Entries with chart source code
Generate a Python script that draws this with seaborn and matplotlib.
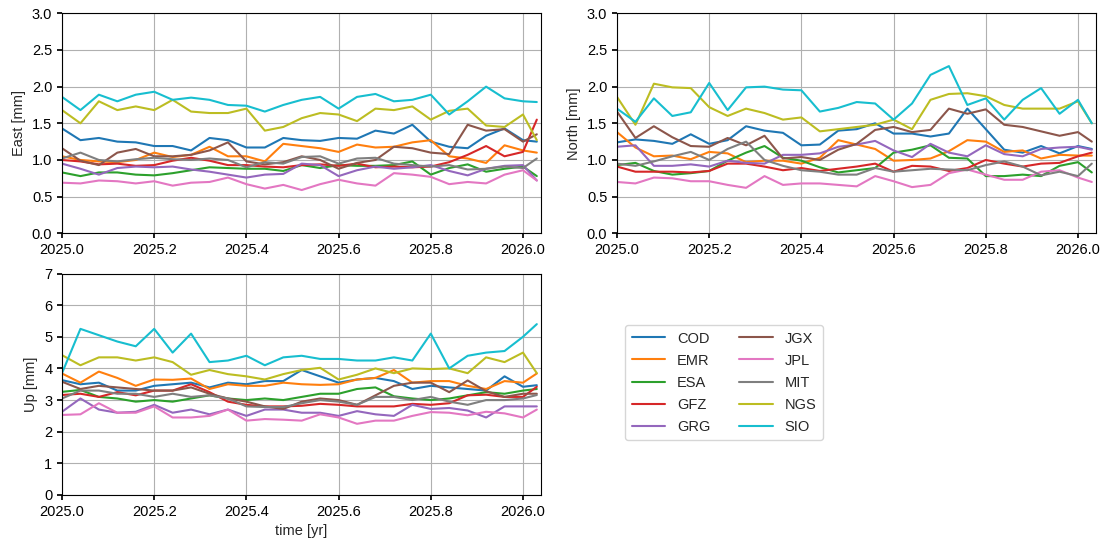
import matplotlib
matplotlib.use('Agg')
import matplotlib.pyplot as plt
import seaborn as sns
import pandas as pd
import numpy as np

# time axis (decimal years), ~2-week steps plus the last epoch
TIME = [2025.00, 2025.04, 2025.08, 2025.12, 2025.16, 2025.20, 2025.24, 2025.28, 2025.32,
        2025.36, 2025.40, 2025.44, 2025.48, 2025.52, 2025.56, 2025.60, 2025.64, 2025.68,
        2025.72, 2025.76, 2025.80, 2025.84, 2025.88, 2025.92, 2025.96, 2026.00, 2026.03]

CENTERS = ['COD', 'EMR', 'ESA', 'GFZ', 'GRG', 'JGX', 'JPL', 'MIT', 'NGS', 'SIO']

# ── East [mm] ────────────────────────────────────────────────────────────────
E_COD = [1.43, 1.27, 1.30, 1.25, 1.24, 1.19, 1.19, 1.13, 1.30, 1.27, 1.17, 1.17, 1.30, 1.27,
         1.26, 1.30, 1.29, 1.40, 1.36, 1.48, 1.25, 1.18, 1.16, 1.33, 1.43, 1.27, 1.25]
E_EMR = [1.05, 1.00, 0.98, 0.97, 1.00, 1.10, 1.04, 1.07, 1.18, 1.05, 1.05, 0.98, 1.22, 1.19,
         1.16, 1.11, 1.21, 1.17, 1.18, 1.24, 1.27, 1.05, 1.02, 0.96, 1.20, 1.13, 1.10]
E_ESA = [0.83, 0.78, 0.83, 0.83, 0.80, 0.79, 0.82, 0.86, 0.90, 0.89, 0.88, 0.88, 0.85, 0.93,
         0.89, 0.93, 0.92, 0.92, 0.93, 0.98, 0.80, 0.89, 0.94, 0.84, 0.88, 0.91, 0.78]
E_GFZ = [1.00, 0.98, 0.94, 0.95, 0.92, 0.93, 0.99, 1.03, 0.99, 0.93, 0.93, 0.91, 0.90, 0.93,
         0.94, 0.92, 0.95, 0.90, 0.91, 0.90, 0.91, 0.97, 1.07, 1.19, 1.05, 1.11, 1.55]
E_GRG = [0.95, 0.88, 0.80, 0.89, 0.91, 0.90, 0.91, 0.87, 0.84, 0.80, 0.76, 0.80, 0.81, 0.95,
         0.93, 0.78, 0.86, 0.91, 0.88, 0.90, 0.93, 0.85, 0.79, 0.88, 0.92, 0.93, 0.72]
E_JGX = [1.16, 0.99, 0.93, 1.10, 1.15, 1.05, 1.05, 1.07, 1.13, 1.24, 0.98, 0.94, 0.97, 1.05,
         1.00, 0.88, 0.96, 1.00, 1.18, 1.16, 1.10, 1.08, 1.48, 1.40, 1.42, 1.25, 1.35]
E_JPL = [0.69, 0.68, 0.72, 0.71, 0.68, 0.71, 0.65, 0.69, 0.70, 0.76, 0.67, 0.61, 0.66, 0.59,
         0.67, 0.73, 0.68, 0.65, 0.82, 0.80, 0.77, 0.67, 0.70, 0.68, 0.80, 0.86, 0.72]
E_MIT = [1.02, 1.10, 1.00, 0.98, 1.01, 1.03, 1.01, 1.00, 1.02, 1.00, 0.90, 0.97, 0.95, 1.04,
         1.05, 0.95, 1.02, 1.03, 0.95, 0.93, 0.91, 0.93, 0.87, 0.88, 0.91, 0.89, 1.02]
E_NGS = [1.68, 1.50, 1.80, 1.68, 1.73, 1.68, 1.82, 1.66, 1.64, 1.64, 1.70, 1.40, 1.45, 1.57,
         1.64, 1.62, 1.53, 1.70, 1.68, 1.73, 1.55, 1.67, 1.70, 1.47, 1.45, 1.62, 1.27]
E_SIO = [1.86, 1.68, 1.89, 1.80, 1.89, 1.93, 1.82, 1.85, 1.82, 1.75, 1.74, 1.66, 1.75, 1.82,
         1.86, 1.70, 1.86, 1.90, 1.80, 1.82, 1.89, 1.62, 1.80, 2.00, 1.84, 1.80, 1.79]

# ── North [mm] ───────────────────────────────────────────────────────────────
N_COD = [1.24, 1.28, 1.26, 1.22, 1.35, 1.22, 1.27, 1.46, 1.40, 1.37, 1.20, 1.21, 1.40, 1.42,
         1.50, 1.36, 1.36, 1.32, 1.36, 1.70, 1.42, 1.14, 1.10, 1.19, 1.09, 1.19, 1.15]
N_EMR = [1.38, 1.17, 1.05, 1.06, 1.01, 1.11, 1.09, 0.97, 0.99, 0.99, 0.95, 1.03, 1.27, 1.21,
         1.15, 0.99, 1.00, 1.02, 1.12, 1.27, 1.25, 1.11, 1.13, 1.02, 1.07, 1.06, 1.06]
N_ESA = [0.93, 0.96, 0.85, 0.80, 0.82, 0.85, 0.99, 1.10, 1.19, 1.03, 0.99, 0.90, 0.83, 0.86,
         0.89, 1.10, 1.14, 1.20, 1.03, 1.02, 0.78, 0.78, 0.80, 0.78, 0.92, 0.97, 0.83]
N_GFZ = [0.91, 0.84, 0.84, 0.84, 0.83, 0.85, 0.95, 0.95, 0.91, 0.86, 0.89, 0.85, 0.88, 0.91,
         0.95, 0.84, 0.92, 0.91, 0.85, 0.89, 1.00, 0.95, 0.91, 0.95, 0.96, 1.05, 1.10]
N_GRG = [1.18, 1.20, 0.92, 0.92, 0.94, 0.91, 0.99, 0.96, 0.95, 1.07, 1.07, 1.09, 1.18, 1.21,
         1.26, 1.13, 1.04, 1.22, 1.10, 1.05, 1.20, 1.08, 1.05, 1.15, 1.17, 1.18, 1.14]
N_JGX = [1.66, 1.30, 1.46, 1.31, 1.19, 1.18, 1.30, 1.20, 1.33, 1.02, 1.04, 1.00, 1.14, 1.22,
         1.41, 1.45, 1.38, 1.41, 1.70, 1.63, 1.69, 1.48, 1.45, 1.39, 1.33, 1.38, 1.25]
N_JPL = [0.70, 0.68, 0.76, 0.75, 0.71, 0.71, 0.66, 0.62, 0.78, 0.66, 0.68, 0.68, 0.66, 0.64,
         0.78, 0.71, 0.63, 0.66, 0.82, 0.87, 0.80, 0.73, 0.73, 0.84, 0.86, 0.76, 0.70]
N_MIT = [0.95, 0.92, 0.98, 1.05, 1.11, 1.00, 1.15, 1.25, 1.00, 0.92, 0.86, 0.84, 0.80, 0.80,
         0.89, 0.84, 0.86, 0.88, 0.87, 0.86, 0.93, 0.98, 0.91, 0.79, 0.84, 0.78, 0.95]
N_NGS = [1.86, 1.48, 2.04, 1.99, 1.98, 1.72, 1.60, 1.70, 1.64, 1.55, 1.58, 1.39, 1.42, 1.45,
         1.48, 1.55, 1.42, 1.82, 1.90, 1.91, 1.87, 1.75, 1.70, 1.70, 1.70, 1.80, 1.50]
N_SIO = [1.70, 1.52, 1.84, 1.60, 1.65, 2.05, 1.68, 1.99, 2.00, 1.96, 1.95, 1.66, 1.71, 1.79,
         1.77, 1.55, 1.77, 2.16, 2.28, 1.75, 1.84, 1.55, 1.82, 1.98, 1.63, 1.82, 1.50]

# ── Up [mm] ──────────────────────────────────────────────────────────────────
U_COD = [3.63, 3.50, 3.55, 3.30, 3.30, 3.45, 3.50, 3.55, 3.40, 3.55, 3.50, 3.60, 3.60, 3.95,
         3.75, 3.55, 3.65, 3.70, 3.60, 3.35, 3.45, 3.40, 3.35, 3.30, 3.75, 3.42, 3.47]
U_EMR = [3.84, 3.55, 3.90, 3.70, 3.45, 3.65, 3.64, 3.68, 3.35, 3.50, 3.45, 3.45, 3.55, 3.50,
         3.48, 3.50, 3.65, 3.70, 3.95, 3.55, 3.60, 3.60, 3.45, 3.35, 3.60, 3.55, 3.84]
U_ESA = [3.26, 3.32, 3.10, 3.05, 2.95, 3.00, 2.95, 3.05, 3.15, 3.05, 3.00, 3.05, 3.00, 3.10,
         3.20, 3.20, 3.35, 3.40, 3.12, 3.05, 3.00, 3.05, 3.15, 3.25, 3.20, 3.30, 3.35]
U_GFZ = [3.16, 3.20, 3.10, 3.25, 3.15, 3.30, 3.30, 3.50, 3.25, 2.95, 2.85, 2.80, 2.80, 2.82,
         2.88, 2.85, 2.80, 2.80, 2.80, 2.88, 2.85, 2.90, 3.15, 3.17, 3.10, 3.10, 3.42]
U_GRG = [2.63, 3.05, 2.70, 2.60, 2.63, 2.85, 2.60, 2.70, 2.55, 2.70, 2.50, 2.70, 2.70, 2.60,
         2.60, 2.50, 2.65, 2.55, 2.50, 2.85, 2.72, 2.75, 2.67, 2.45, 2.80, 2.80, 2.80]
U_JGX = [3.58, 3.35, 3.45, 3.40, 3.35, 3.30, 3.30, 3.40, 3.20, 3.05, 2.95, 2.80, 2.72, 2.95,
         3.05, 3.00, 2.85, 3.15, 3.45, 3.55, 3.55, 3.25, 3.62, 3.28, 3.10, 3.20, 3.20]
U_JPL = [2.53, 2.55, 2.90, 2.60, 2.60, 2.80, 2.45, 2.45, 2.50, 2.70, 2.35, 2.40, 2.38, 2.35,
         2.55, 2.45, 2.25, 2.35, 2.35, 2.50, 2.62, 2.60, 2.52, 2.63, 2.58, 2.45, 2.70]
U_MIT = [3.05, 3.30, 3.30, 3.20, 3.20, 3.10, 3.20, 3.10, 3.15, 3.05, 2.80, 2.78, 2.78, 2.90,
         3.00, 2.95, 2.85, 3.10, 3.10, 3.00, 3.10, 2.95, 2.85, 3.00, 3.00, 3.05, 3.16]
U_NGS = [4.42, 4.10, 4.35, 4.35, 4.25, 4.35, 4.20, 3.80, 3.95, 3.82, 3.75, 3.65, 3.82, 3.95,
         4.02, 3.65, 3.80, 4.00, 3.85, 4.00, 3.98, 4.00, 3.85, 4.35, 4.20, 4.50, 3.85]
U_SIO = [3.85, 5.25, 5.05, 4.85, 4.70, 5.25, 4.50, 5.10, 4.20, 4.25, 4.40, 4.10, 4.35, 4.40,
         4.30, 4.30, 4.25, 4.25, 4.35, 4.25, 5.10, 4.00, 4.40, 4.50, 4.55, 5.00, 5.40]

EAST = [E_COD, E_EMR, E_ESA, E_GFZ, E_GRG, E_JGX, E_JPL, E_MIT, E_NGS, E_SIO]
NORTH = [N_COD, N_EMR, N_ESA, N_GFZ, N_GRG, N_JGX, N_JPL, N_MIT, N_NGS, N_SIO]
UP = [U_COD, U_EMR, U_ESA, U_GFZ, U_GRG, U_JGX, U_JPL, U_MIT, U_NGS, U_SIO]


def build_frame():
    rows = []
    for i, c in enumerate(CENTERS):
        for j, t in enumerate(TIME):
            rows.append((t, c, EAST[i][j], NORTH[i][j], UP[i][j]))
    return pd.DataFrame(rows, columns=['time', 'center', 'East', 'North', 'Up'])


def setup_style():
    sns.set_theme(style='ticks')
    plt.rcParams.update({
        'font.family': ['Liberation Sans', 'DejaVu Sans'],
        'font.size': 10.5,
        'axes.labelsize': 10.5, 'xtick.labelsize': 10.5, 'ytick.labelsize': 10.5,
        'legend.fontsize': 10.5,
        'axes.edgecolor': 'black', 'axes.linewidth': 0.8,
        'xtick.color': 'black', 'ytick.color': 'black',
        'xtick.direction': 'out', 'ytick.direction': 'out',
        'xtick.major.size': 3.5, 'ytick.major.size': 3.5,
        'axes.grid': True, 'grid.color': '#b0b0b0', 'grid.linewidth': 0.8,
        'axes.spines.top': True, 'axes.spines.right': True,
    })


def main():
    setup_style()
    df = build_frame()
    palette = dict(zip(CENTERS, sns.color_palette('tab10', 10)))

    W, H = 1104, 541
    fig = plt.figure(figsize=(W / 100, H / 100), dpi=100)

    def px_axes(x0, y0, x1, y1):
        return fig.add_axes([x0 / W, 1 - y1 / H, (x1 - x0) / W, (y1 - y0) / H])

    ax_e = px_axes(62, 13.3, 540.5, 233.3)
    ax_n = px_axes(617, 13.3, 1095.5, 233.3)
    ax_u = px_axes(62, 273.5, 540.5, 495)

    panels = [(ax_e, 'East', 'East [mm]', 3.0, 0.5),
              (ax_n, 'North', 'North [mm]', 3.0, 0.5),
              (ax_u, 'Up', 'Up [mm]', 7.0, 1.0)]

    for ax, col, ylab, ymax, step in panels:
        sns.lineplot(data=df, x='time', y=col, hue='center', hue_order=CENTERS,
                     palette=palette, estimator=None, linewidth=1.5, ax=ax,
                     legend=(col == 'Up'))
        ax.set_xlim(2025.0, 2026.038)
        ax.set_ylim(0, ymax)
        ax.set_xticks(np.round(np.arange(2025.0, 2026.01, 0.2), 1))
        ax.xaxis.set_major_formatter(matplotlib.ticker.FormatStrFormatter('%.1f'))
        yt = np.arange(0, ymax + step / 2, step)
        ax.set_yticks(yt)
        if step < 1:
            ax.yaxis.set_major_formatter(matplotlib.ticker.FormatStrFormatter('%.1f'))
        ax.set_ylabel(ylab)
        ax.set_xlabel('')
        ax.set_axisbelow(True)
        ax.grid(True)

    ax_u.set_xlabel('time [yr]')

    handles, labels = ax_u.get_legend_handles_labels()
    ax_u.get_legend().remove()
    fig.legend(handles, labels, loc='upper left', ncol=2,
               bbox_to_anchor=(625 / W, 1 - 325 / H), borderaxespad=0,
               handlelength=2.3, handletextpad=0.8, columnspacing=2.0,
               labelspacing=0.55, frameon=True, edgecolor='#cccccc',
               fancybox=True, borderpad=0.45)

    fig.savefig('out.png', dpi=100)
    plt.close(fig)


if __name__ == '__main__':
    main()
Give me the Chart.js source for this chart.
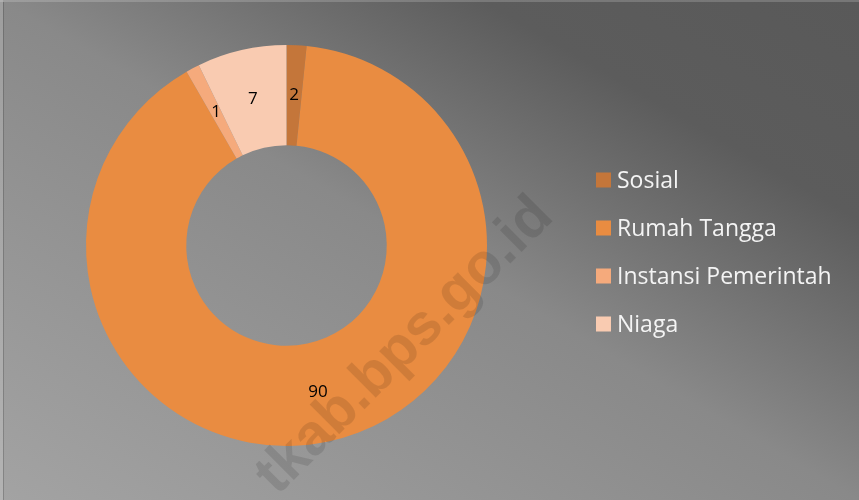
<!DOCTYPE html>
<html>
<head>
<meta charset="utf-8">
<script src="https://cdn.jsdelivr.net/npm/chart.js@4.4.0/dist/chart.umd.min.js"></script>
<style>
  html, body { margin: 0; padding: 0; background: #fff; }
  #wrap { position: relative; width: 859px; height: 500px; }
  canvas { display: block; }
</style>
</head>
<body>
<div id="wrap"><canvas id="c" width="859" height="500"></canvas></div>
<script>
// ---- data ----
const categories = ['Sosial', 'Rumah Tangga', 'Instansi Pemerintah', 'Niaga'];
const shares = [1.6, 90.1, 1.1, 7.2];
const sliceColors = ['#C4763A', '#E98C41', '#F5AA7C', '#F9CBB1'];
const watermarkText = 'tkab.bps.go.id';

// ---- background plugin ----
const bgPlugin = {
  id: 'bg',
  beforeDraw(chart) {
    const ctx = chart.ctx, w = chart.width, h = chart.height;
    ctx.save();
    const g = ctx.createLinearGradient(212, 624, 647, -124);
    g.addColorStop(0, '#a3a3a3');
    g.addColorStop(0.5, '#898989');
    g.addColorStop(0.78, '#5c5c5c');
    g.addColorStop(1, '#595959');
    ctx.fillStyle = g;
    ctx.fillRect(0, 0, w, h);
    // frame lines
    ctx.fillStyle = 'rgba(255,255,255,0.18)';
    ctx.fillRect(0, 0, w, 2);
    ctx.fillRect(0, 0, 3, h);
    ctx.fillStyle = 'rgba(0,0,0,0.18)';
    ctx.fillRect(3, 2, 1, h - 2);
    ctx.restore();
  }
};

// ---- labels + legend + watermark ----
const overlayPlugin = {
  id: 'overlay',
  afterDatasetsDraw(chart) {
    const ctx = chart.ctx;
    const meta = chart.getDatasetMeta(0);
    ctx.save();
    ctx.fillStyle = '#000';
    ctx.font = '17px "Open Sans", sans-serif';
    ctx.textAlign = 'center';
    ctx.textBaseline = 'middle';
    meta.data.forEach((arc, i) => {
      const p = arc.getCenterPoint();
      ctx.fillText(String(Math.round(chart.data.datasets[0].data[i])), p.x, p.y);
    });
    ctx.restore();
  },
  afterDraw(chart) {
    const ctx = chart.ctx;
    // legend
    ctx.save();
    ctx.font = '23px "Open Sans", sans-serif';
    ctx.textBaseline = 'middle';
    ctx.textAlign = 'left';
    chart.data.labels.forEach((lab, i) => {
      const cy = 180 + i * 48;
      ctx.fillStyle = chart.data.datasets[0].backgroundColor[i];
      ctx.fillRect(596, cy - 7.5, 15, 15);
      ctx.fillStyle = '#f4f4f4';
      ctx.fillText(lab, 617, cy + 1);
    });
    ctx.restore();
    // watermark
    ctx.save();
    ctx.translate(405, 346);
    ctx.rotate(-Math.PI / 4);
    ctx.font = 'bold 58px "Liberation Sans", Arial, sans-serif';
    ctx.textAlign = 'center';
    ctx.textBaseline = 'middle';
    ctx.fillStyle = 'rgba(0,0,0,0.11)';
    ctx.fillText(watermarkText, 0, 0);
    ctx.restore();
  }
};

new Chart(document.getElementById('c'), {
  type: 'doughnut',
  data: {
    labels: categories,
    datasets: [{
      data: shares,
      backgroundColor: sliceColors,
      borderWidth: 0
    }]
  },
  options: {
    responsive: false,
    animation: false,
    cutout: '50%',
    rotation: 0,
    layout: { padding: { left: 86, right: 372, top: 45, bottom: 54 } },
    plugins: {
      legend: { display: false },
      tooltip: { enabled: false }
    }
  },
  plugins: [bgPlugin, overlayPlugin]
});
</script>
</body>
</html>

◆ What is needed ◆
Among the entries above, locate the line with "Give me the Chart.js source for this chart." and the line with "const watermarkText = 'tkab.bps.go.id';". Give those two lines and all lines between them again, exactly, leaving out the pictures.

◆ Result of the exercise ◆
Give me the Chart.js source for this chart.
<!DOCTYPE html>
<html>
<head>
<meta charset="utf-8">
<script src="https://cdn.jsdelivr.net/npm/chart.js@4.4.0/dist/chart.umd.min.js"></script>
<style>
  html, body { margin: 0; padding: 0; background: #fff; }
  #wrap { position: relative; width: 859px; height: 500px; }
  canvas { display: block; }
</style>
</head>
<body>
<div id="wrap"><canvas id="c" width="859" height="500"></canvas></div>
<script>
// ---- data ----
const categories = ['Sosial', 'Rumah Tangga', 'Instansi Pemerintah', 'Niaga'];
const shares = [1.6, 90.1, 1.1, 7.2];
const sliceColors = ['#C4763A', '#E98C41', '#F5AA7C', '#F9CBB1'];
const watermarkText = 'tkab.bps.go.id';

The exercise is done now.